Considering how panicky this nation can become during times of crisis--remember the Palmer Raids of the early 1920s and the internment of Japanese-Americans during the Second World War?--this isn't an idle concern.

Recall, for example, that the USA Patriot Act got signed into law in October 2001--less than one month after last year's terror attacks. This catch-all provision, which among other things reduces judicial oversight of government monitoring on the Internet, sailed through Congress because few politicians were brave enough to swim against the tide.

Times have changed, says the administration. But justifying the new authority by offering up scare scenarios about cyberterrorists triggering electronic Pearl Harbors is simply irresponsible. I'm less worried about bin Laden's gang attempting to bring down the Internet than I am about these rats finalizing their next plot via instant messages sent from rented computers at Kinko's.

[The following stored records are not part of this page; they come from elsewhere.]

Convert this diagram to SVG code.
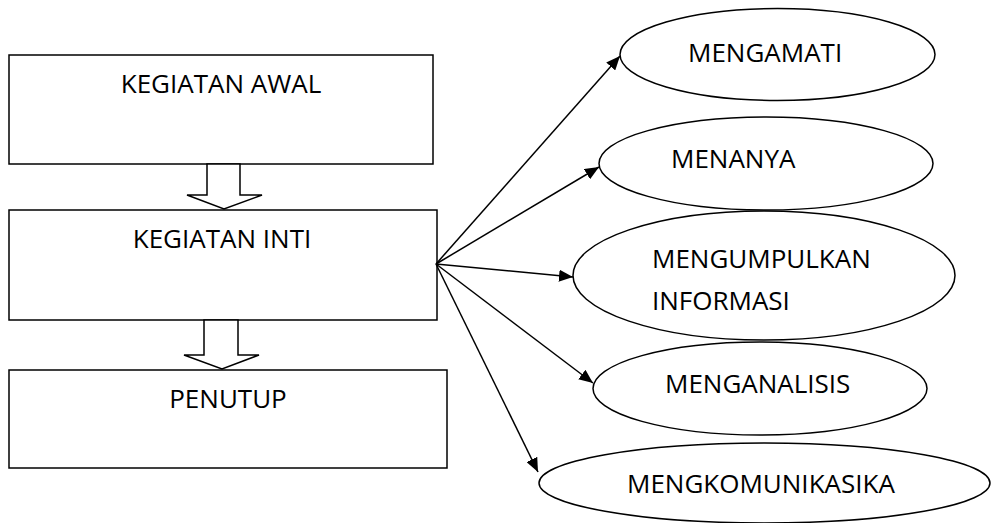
<svg xmlns="http://www.w3.org/2000/svg" width="997" height="523" viewBox="0 0 997 523">
<style>
.box{fill:#fff;stroke:#000;stroke-width:1.5}
.ell{fill:#fff;stroke:#000;stroke-width:1.5}
.blk{fill:#fff;stroke:#000;stroke-width:1.5;stroke-linejoin:miter}
.t{font-family:"Open Sans","Noto Sans","Liberation Sans",sans-serif;font-size:26px;fill:#000}
.c{text-anchor:middle}
.con{stroke:#000;stroke-width:1.5;fill:none;marker-end:url(#ah)}
</style>
<defs>
<marker id="ah" markerUnits="userSpaceOnUse" markerWidth="14" markerHeight="12" viewBox="0 0 14 12" refX="14" refY="6" orient="auto">
<path d="M0,0 L14,6 L0,12 Z" fill="#000"/>
</marker>
</defs>
<rect width="997" height="523" fill="#fff"/>
<g id="kegiatan-awal">
<rect class="box" x="9" y="55" width="424" height="109"/>
<text class="t c" x="221" y="93">KEGIATAN AWAL</text>
</g>
<g id="kegiatan-inti">
<rect class="box" x="9" y="210" width="428" height="110"/>
<text class="t c" x="222" y="248">KEGIATAN INTI</text>
</g>
<g id="penutup">
<rect class="box" x="9" y="370" width="438" height="98"/>
<text class="t c" x="228" y="408">PENUTUP</text>
</g>
<g id="mengamati">
<ellipse class="ell" cx="777.5" cy="54.5" rx="157.5" ry="46"/>
<text class="t" x="688" y="62">MENGAMATI</text>
</g>
<g id="menanya">
<ellipse class="ell" cx="766" cy="163.5" rx="167" ry="46.5"/>
<text class="t" x="671" y="168">MENANYA</text>
</g>
<g id="mengumpulkan">
<ellipse class="ell" cx="764" cy="275.5" rx="191" ry="64.5"/>
<text class="t" x="652" y="268">MENGUMPULKAN</text>
<text class="t" x="652" y="310">INFORMASI</text>
</g>
<g id="menganalisis">
<ellipse class="ell" cx="760" cy="388.5" rx="167" ry="46.5"/>
<text class="t" x="665" y="393">MENGANALISIS</text>
</g>
<g id="mengkomunikasika">
<ellipse class="ell" cx="764.5" cy="483" rx="225.5" ry="40"/>
<text class="t" x="627" y="493">MENGKOMUNIKASIKA</text>
</g>
<g id="connectors">
<polygon class="blk" points="207,164 207,195 187,195 224,209 262,195 240,195 240,164"/>
<polygon class="blk" points="204,320 204,355 184,355 222,369 259,355 238,355 238,320"/>
<line class="con" x1="436" y1="264" x2="620" y2="56"/>
<line class="con" x1="436" y1="264" x2="599" y2="167"/>
<line class="con" x1="436" y1="264" x2="573" y2="277"/>
<line class="con" x1="436" y1="264" x2="593" y2="383"/>
<line class="con" x1="436" y1="264" x2="538" y2="472"/>
</g>
</svg>
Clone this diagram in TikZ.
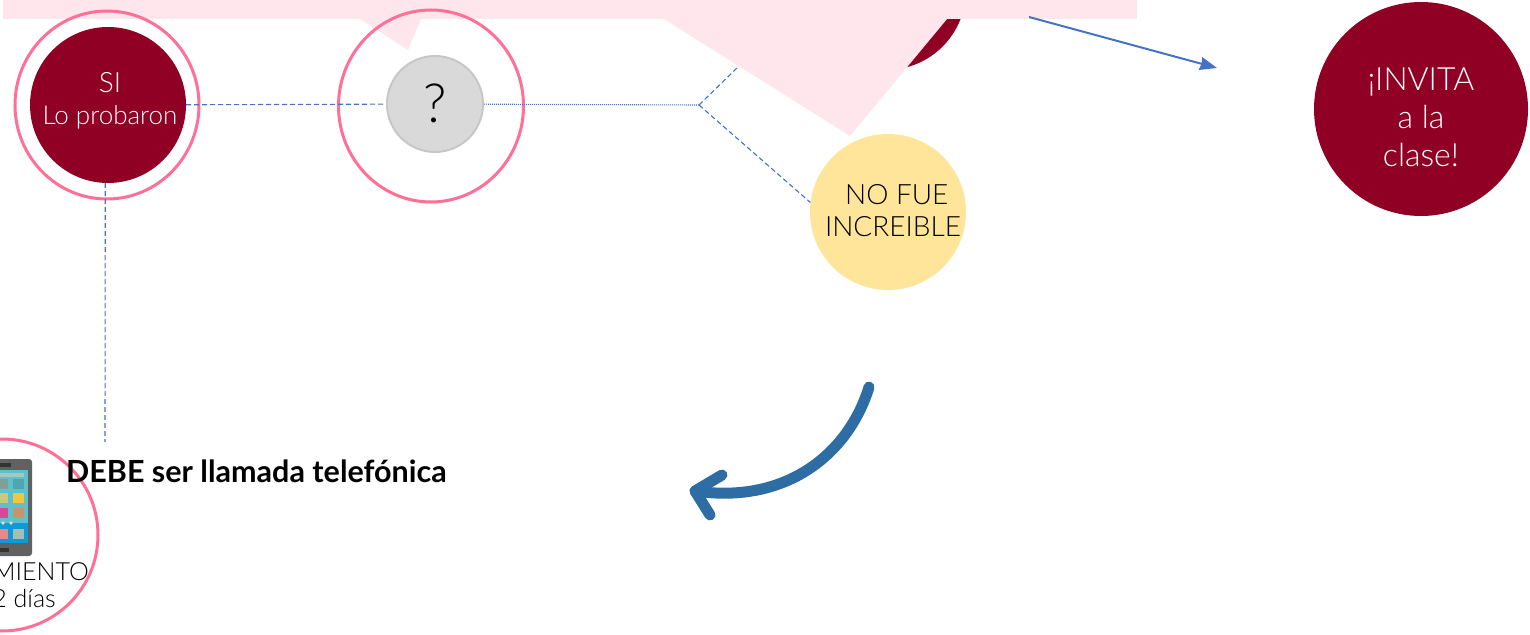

Justifying the new authority by offering up scare scenarios about cyberterrorists triggering electronic Pearl Harbors is simply irresponsible.
The National Infrastructure Protection Center, which is the cybersecurity arm of the FBI, was previously charged with protecting against this sort of electronic threat. But when it came to tracking down bad-boy hackers or planning the defense of the nation's electronic infrastructure, the NIPC rarely got its man, according to a report last year from the General Accounting Office. The government is now planning to the huge Department of Homeland Security to lead this fight. Bigger is supposedly going to be better, but Uncle Sam isn't historically very good at throwing money at big projects.

Maybe things will be different this time around. Let's hope so. The risk to civil liberties is as real as the danger of wasting time by doing nothing while the caveman and his henchmen regroup. Extraordinary times call for extraordinary measures, we're being told, and this is a required sacrifice.

My personal Internet privacy--and yours--was never 100 percent secure, so I'm willing to wait and see. I'm not happy about it, but our little computing corner of the universe has obviously changed. For better or for worse--and for the foreseeable future--this is the new world order.

In the meantime, send over a good book to read, because I'm not going to be sleeping very well.